The new law might be expected to have some of its greatest effect in how employers can deal with rogue ex-employees.  The departure of employees for competitors is not an unusual occurrence in modern business. Also fairly common is the assertion that those employees took with them the employer’s intellectual property in the form of technical data, product specifications, customer lists, spreadsheets and (even more so today) gigabytes of electronic business data. Faced with such misconduct, because trade secret misappropriation has been considered a tort under state law, employers have traditionally been compelled to seek relief in state court, often in employee friendly jurisdictions and courts. In recent years, most states have adopted variations of the Uniform Trade Secrets Law.  While that leveled the playing field considerably, some significant variations still exist from state to state. Through the DTSA, Congress has decided to largely eliminate those distinctions. Moreover, and critically, it has shifted the venue for handling most post-employment matters to federal district courts.

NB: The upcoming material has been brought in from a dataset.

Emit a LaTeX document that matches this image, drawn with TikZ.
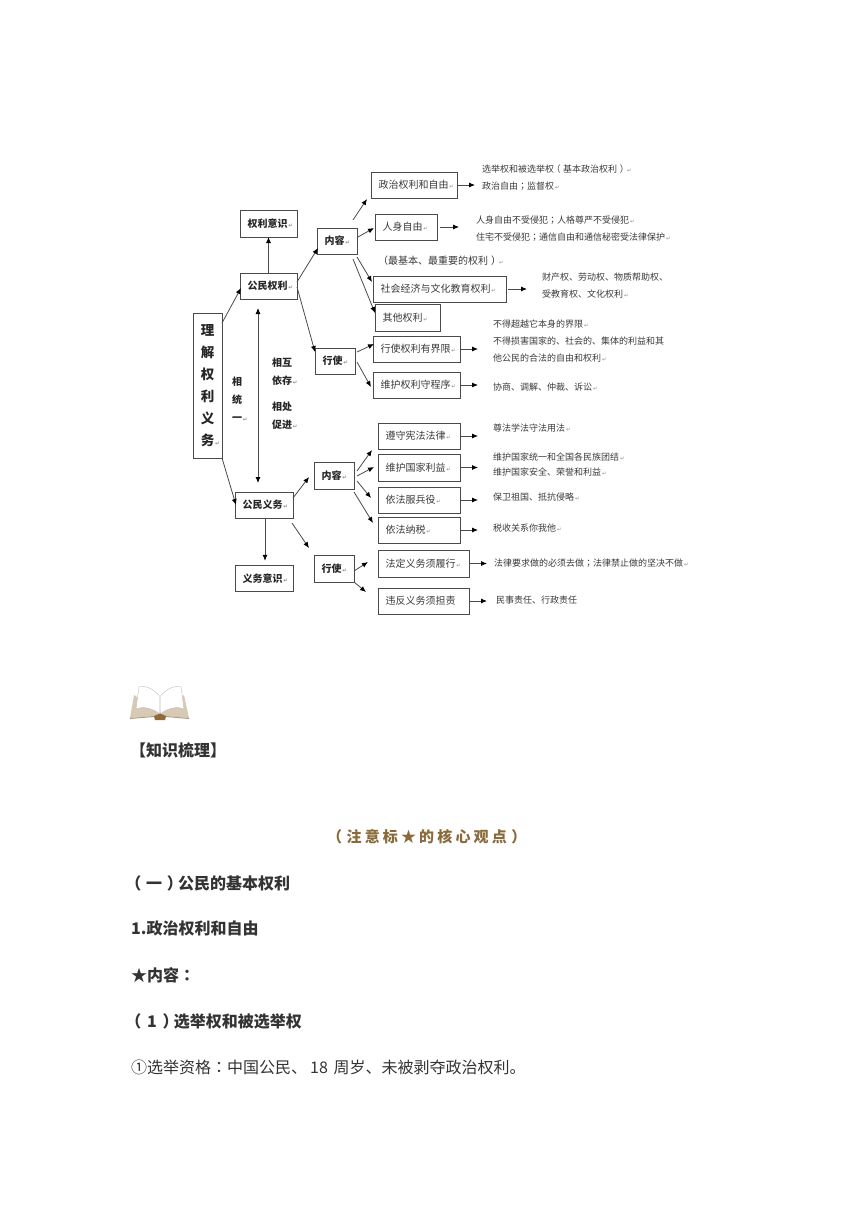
\documentclass[tikz,border=0pt]{standalone}
\usepackage{fontspec}
\setmainfont{Noto Sans CJK SC}
\newfontfamily\retfont{DejaVu Sans}
\newfontfamily\tcfont{Noto Sans CJK TC}
\newfontfamily\spacedfont[LetterSpace=21]{Noto Sans CJK SC}
\usepackage{xcolor}
\usetikzlibrary{arrows.meta,positioning,calc}
\definecolor{ink}{HTML}{3A3A3A}
\definecolor{boxline}{HTML}{4A4A4A}
\definecolor{title}{HTML}{8A6A3A}
\definecolor{booktan}{HTML}{B59E7C}
\definecolor{bookbrown}{HTML}{8F6A3A}
\newcommand{\ret}{\rlap{\retfont\fontsize{5.5}{5}\selectfont\textcolor{black!45}{\,↵}}}
\newcommand{\lp}{\hspace{-.3em}（\hspace{.3em}}
\newcommand{\rp}{\hspace{.3em}）\hspace{-.3em}}
\newcommand{\cn}{{\tcfont ：}}
\newcommand{\sm}{{\tcfont ；}}
\tikzset{
  box/.style={draw=boxline, line width=.8pt, minimum width=#1, minimum height=26pt, inner sep=0pt,
              text width=\dimexpr#1-15pt\relax, align=left, text=ink, font=\fontsize{10}{12}\selectfont},
  key/.style={box=#1, text=black!85, font=\fontsize{10}{12}\selectfont\bfseries},
  note/.style={anchor=west, inner sep=0pt, align=left, text=ink,
               font=\fontsize{9}{17}\selectfont},
  tag/.style={inner sep=0pt, align=center, text=black!85,
              font=\fontsize{10}{18}\selectfont\bfseries},
  heading/.style={anchor=west, inner sep=0pt, text=black!80,
                  font=\fontsize{16}{18}\selectfont\bfseries},
  arrow/.style={-{Latex[length=6pt,width=5pt,black]}, line width=.8pt, draw=boxline},
  both/.style={{Latex[length=6pt,width=5pt,black]}-{Latex[length=6pt,width=5pt,black]}, line width=.8pt, draw=boxline}
}
\begin{document}
\begin{tikzpicture}[x=1pt,y=-1pt]
  \useasboundingbox (0,0) rectangle (860,1216);
  % boxes on the left
  \node[draw=boxline, line width=.8pt, minimum width=29pt, minimum height=145pt, inner sep=0pt, align=center,
        text=black!85, font=\fontsize{13.5}{22}\selectfont\bfseries] (root) at (207.5,385.5) {理\\解\\权\\利\\义\\务\ret};
  \node[key=57pt, minimum height=27pt] (awareright) at (268.5,223.5) {权利意识\ret};
  \node[key=57pt] (right) at (268.5,286) {公民权利\ret};
  \node[key=58pt] (duty) at (264,505) {公民义务\ret};
  \node[key=58pt, below=47pt of duty] (awareduty) {义务意识\ret};
  \node[key=40pt] (rcontent) at (337,241) {内容\ret};
  \node[key=40pt] (rexercise) at (335,361) {行使\ret};
  \node[key=40pt, minimum height=27pt] (dcontent) at (334,475.5) {内容\ret};
  \node[key=40pt, minimum height=27pt] (dexercise) at (334,568.5) {行使\ret};
  % right side boxes
  \node[box=86pt] (politic) at (414,185) {政治权利和自由\ret};
  \node[box=62pt] (person) at (406,227) {人身自由\ret};
  \node[box=133pt] (social) at (439.5,289) {社会经济与文化教育权利\ret};
  \node[box=65pt, minimum height=27pt] (other) at (407.5,317.5) {其他权利\ret};
  \node[box=87pt] (limit) at (416.5,349) {行使权利有界限\ret};
  \node[box=87pt] (procedure) at (416.5,385) {维护权利守程序\ret};
  \node[box=82pt] (obey) at (419,436) {遵守宪法法律\ret};
  \node[box=82pt, minimum height=27pt] (defend) at (419,467.5) {维护国家利益\ret};
  \node[box=82pt] (army) at (419,500) {依法服兵役\ret};
  \node[box=82pt] (tax) at (419,530) {依法纳税\ret};
  \node[box=91pt, minimum height=27pt] (perform) at (423.5,563.5) {法定义务须履行\ret};
  \node[box=91pt] (bear) at (423.5,601) {违反义务须担责};
  % loose texts
  \node[note, font=\fontsize{10}{12}\selectfont] (basic) at (378,261) {（最基本、最重要的权利\rp\ret};
  \node[note] (tpolitic) at (482,178) {选举权和被选举权\lp 基本政治权利\rp\ret\\政治自由\sm 监督权\ret};
  \node[note] (tperson) at (476,228.5) {人身自由不受侵犯\sm 人格尊严不受侵犯\ret\\住宅不受侵犯\sm 通信自由和通信秘密受法律保护\ret};
  \node[note] (tsocial) at (542,285.5) {财产权、劳动权、物质帮助权、\\受教育权、文化权利\ret};
  \node[note] (tlimit) at (493,341) {不得超越它本身的界限\ret\\不得损害国家的、社会的、集体的利益和其\\他公民的合法的自由和权利\ret};
  \node[note] (tprocedure) at (493,387) {协商、调解、仲裁、诉讼\ret};
  \node[note] (tobey) at (493,428) {尊法学法守法用法\ret};
  \node[note, font=\fontsize{9}{15}\selectfont] (tdefend) at (493,464.5) {维护国家统一和全国各民族团结\ret\\维护国家安全、荣誉和利益\ret};
  \node[note] (tarmy) at (493,497) {保卫祖国、抵抗侵略\ret};
  \node[note] (ttax) at (493,528) {税收关系你我他\ret};
  \node[note] (tperform) at (494,563) {法律要求做的必须去做\sm 法律禁止做的坚决不做\ret};
  \node[note] (tbear) at (496,600) {民事责任、行政责任};
  \node[tag] (unity) at (237,399) {相\\统\\一\ret};
  \node[tag] (mutual) at (282,371.5) {相互\\依存\ret};
  \node[tag] (promote) at (282,415.5) {相处\\促进\ret};
  % slanted arrows, offsets from the node centres
  \foreach \u/\a/\b/\v/\c/\d in {root/14.5/-62.5/right/-27.5/2, root/14.5/72.5/duty/-28/0,
      right/0/-13/awareright/0/13.5, right/28.5/-4/rcontent/-19/7, right/28.5/1/rexercise/-20/-9,
      rcontent/16/-21/politic/-47/14, rcontent/21/-4/person/-32/1, rcontent/20/16/social/-67.5/-7,
      rcontent/16/18/other/-32.5/-4.5, rexercise/22/-9/limit/-42.5/-5, rexercise/22/1/procedure/-45.5/2,
      duty/29/-7/dcontent/-25/1.5, duty/28/18/dexercise/-25/-20.5, duty/1/13/awareduty/1/-18,
      dcontent/23/-4.5/obey/-47/14, dcontent/23/.5/defend/-45/-.5, dcontent/23/5.5/army/-48/-2,
      dcontent/20/16.5/tax/-46/-7, dexercise/20/2.5/perform/-55.5/-1.5, dexercise/20/13.5/bear/-57.5/-9}
    \draw[arrow] ([shift={(\a,\b)}]\u.center) -- ([shift={(\c,\d)}]\v.center);
  \draw[both] ([shift={(-10.5,22)}]right.center) -- ([shift={(-6,-22)}]duty.center);
  % straight arrows towards the texts
  \foreach \u/\v/\a/\s in {politic/tpolitic/0/7, person/tperson/3/17, social/tsocial/2/15, limit/tlimit/0/15,
      procedure/tprocedure/0/15, obey/tobey/0/15, defend/tdefend/0/15, army/tarmy/0/15, tax/ttax/0/15,
      perform/tperform/0/7, bear/tbear/0/9}
    \draw[arrow, shorten >=\s pt] ([xshift=\a pt]\u.east) -- (\u.east -| \v.west);
  % book
  \fill[booktan!55] (134,695) -- (130,718) -- (154,716) -- (166,716) -- (189,718) -- (184,695) -- (160,712) -- cycle;
  \draw[booktan, line width=1pt] (130,718.5) -- (154,716.5);
  \draw[booktan, line width=1pt] (166,716.5) -- (189,718.5);
  \draw[black!25, fill=white] (136,709) .. controls (143,706) and (153,708) .. (159.5,714) -- (159.5,696) .. controls (154,689) and (145,685) .. (139,687) -- cycle;
  \draw[black!25, fill=white] (184,709) .. controls (177,706) and (167,708) .. (160.5,714) -- (160.5,696) .. controls (166,689) and (175,685) .. (181,687) -- cycle;
  \fill[bookbrown] (154,716) -- (160,713.5) -- (166,716) -- (165,720) -- (155,720) -- cycle;
  % text below
  \node[heading, anchor=center] (sorting) at (178,750) {【知识梳理】};
  \node[inner sep=0pt, text=title, font=\fontsize{15}{16}\selectfont\bfseries\spacedfont] (hint) at (429,837) {\lp 注意标★的核心观点\rp};
  \node[heading] (h1) at (130,883) {\lp 一\rp 公民的基本权利};
  \node[heading] (h2) at (131,928) {1.政治权利和自由};
  \node[heading] (h3) at (131,975) {★内容\cn};
  \node[heading] (h4) at (130,1021) {\lp\hspace{1pt}1\hspace{1pt}\rp 选举权和被选举权};
  \node[heading, font=\fontsize{16}{18}\selectfont] (h5) at (131,1067) {①选举资格\cn 中国公民、\hspace{3pt}18\hspace{2pt} 周岁、未被剥夺政治权利。};
\end{tikzpicture}
\end{document}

The DTSA technically applies only to trade secrets related to products or services used in interstate or foreign commerce. In today’s world, finding products that don’t qualify under this standard may be difficult. Once that threshold is met, and federal jurisdiction is established on the trade secret claim, all related state-law claims can follow the trade secret claim into federal court, now allowing the injured party to pursue claims for breaches of non-competition, non-solicitation and confidentiality agreements alongside the trade secret ones in a venue which might be less employee-friendly than a local state court where the defendant may reside.

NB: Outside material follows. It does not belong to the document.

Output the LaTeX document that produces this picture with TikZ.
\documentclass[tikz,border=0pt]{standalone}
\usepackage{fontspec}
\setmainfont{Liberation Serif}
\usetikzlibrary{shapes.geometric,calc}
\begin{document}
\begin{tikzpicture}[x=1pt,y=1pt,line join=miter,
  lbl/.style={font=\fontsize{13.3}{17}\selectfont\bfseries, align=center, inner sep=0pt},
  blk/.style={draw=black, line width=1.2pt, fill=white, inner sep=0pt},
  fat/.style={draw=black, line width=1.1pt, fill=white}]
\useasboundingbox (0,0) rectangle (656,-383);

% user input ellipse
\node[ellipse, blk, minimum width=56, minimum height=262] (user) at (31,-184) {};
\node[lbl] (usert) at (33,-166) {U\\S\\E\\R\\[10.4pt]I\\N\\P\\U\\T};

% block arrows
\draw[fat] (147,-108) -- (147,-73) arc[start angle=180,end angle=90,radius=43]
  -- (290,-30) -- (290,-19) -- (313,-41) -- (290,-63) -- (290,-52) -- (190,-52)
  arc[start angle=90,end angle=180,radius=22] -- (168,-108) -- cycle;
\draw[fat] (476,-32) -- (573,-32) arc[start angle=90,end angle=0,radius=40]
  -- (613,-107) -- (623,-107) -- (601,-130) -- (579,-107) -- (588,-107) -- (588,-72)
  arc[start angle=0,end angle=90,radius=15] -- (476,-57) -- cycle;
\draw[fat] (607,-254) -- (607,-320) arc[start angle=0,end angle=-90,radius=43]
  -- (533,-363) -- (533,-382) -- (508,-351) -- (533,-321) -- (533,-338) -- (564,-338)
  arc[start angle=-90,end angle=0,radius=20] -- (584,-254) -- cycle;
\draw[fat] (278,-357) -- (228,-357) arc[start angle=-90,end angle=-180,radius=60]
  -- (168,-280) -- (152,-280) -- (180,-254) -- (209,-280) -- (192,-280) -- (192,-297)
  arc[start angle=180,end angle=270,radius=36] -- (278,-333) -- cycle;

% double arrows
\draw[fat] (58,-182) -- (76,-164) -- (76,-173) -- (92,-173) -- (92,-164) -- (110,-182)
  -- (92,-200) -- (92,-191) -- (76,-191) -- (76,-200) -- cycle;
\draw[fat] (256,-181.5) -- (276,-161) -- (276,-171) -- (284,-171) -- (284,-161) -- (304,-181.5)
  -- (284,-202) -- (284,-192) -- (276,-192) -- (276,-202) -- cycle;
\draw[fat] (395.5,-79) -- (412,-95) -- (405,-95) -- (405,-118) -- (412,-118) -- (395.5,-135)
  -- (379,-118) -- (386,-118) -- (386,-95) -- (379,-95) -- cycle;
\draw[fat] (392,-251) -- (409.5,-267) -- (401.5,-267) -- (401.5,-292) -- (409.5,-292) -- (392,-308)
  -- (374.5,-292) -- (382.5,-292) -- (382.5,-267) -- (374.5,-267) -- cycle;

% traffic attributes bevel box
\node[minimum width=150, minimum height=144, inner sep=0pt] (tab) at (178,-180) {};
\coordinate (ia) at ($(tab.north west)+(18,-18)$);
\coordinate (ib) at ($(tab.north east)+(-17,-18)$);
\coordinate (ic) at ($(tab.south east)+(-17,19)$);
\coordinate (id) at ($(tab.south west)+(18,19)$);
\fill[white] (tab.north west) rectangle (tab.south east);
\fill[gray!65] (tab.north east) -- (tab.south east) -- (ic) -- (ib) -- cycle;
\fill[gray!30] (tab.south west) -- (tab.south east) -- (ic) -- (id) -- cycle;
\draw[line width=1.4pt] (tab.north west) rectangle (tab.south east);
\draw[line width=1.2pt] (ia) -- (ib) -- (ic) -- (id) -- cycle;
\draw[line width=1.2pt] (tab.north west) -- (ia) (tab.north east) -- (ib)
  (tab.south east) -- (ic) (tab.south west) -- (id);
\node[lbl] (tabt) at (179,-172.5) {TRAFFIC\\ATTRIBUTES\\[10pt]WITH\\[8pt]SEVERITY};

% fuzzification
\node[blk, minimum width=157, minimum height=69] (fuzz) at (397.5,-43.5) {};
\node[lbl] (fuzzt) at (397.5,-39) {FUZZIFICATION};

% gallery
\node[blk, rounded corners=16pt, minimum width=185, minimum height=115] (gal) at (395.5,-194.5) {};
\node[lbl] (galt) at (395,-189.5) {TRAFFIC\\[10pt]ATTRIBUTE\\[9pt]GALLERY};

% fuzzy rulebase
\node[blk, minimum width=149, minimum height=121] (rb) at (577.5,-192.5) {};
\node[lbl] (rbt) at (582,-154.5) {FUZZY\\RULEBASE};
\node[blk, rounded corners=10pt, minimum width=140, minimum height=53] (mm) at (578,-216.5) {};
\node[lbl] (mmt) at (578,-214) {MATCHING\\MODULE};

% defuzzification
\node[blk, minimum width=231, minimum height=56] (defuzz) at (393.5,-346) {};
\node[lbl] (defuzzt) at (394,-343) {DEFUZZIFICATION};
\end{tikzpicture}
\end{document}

One final observation: the DTSA is being inserted into the federal crimes code. Perhaps it is appropriate, then, that a new weapon granted to employers in the DTSA but not found in the Uniform Trade Secrets Acts in most states is the possibility of ex parte seizure of the alleged misappropriated trade secrets. The use of this powerful weapon by federal courts is supposed to be limited to “extraordinary circumstances” (the addition of this limitation was one of the compromises that led to overwhelming approval of the bill) but it could provide quite a strong tool.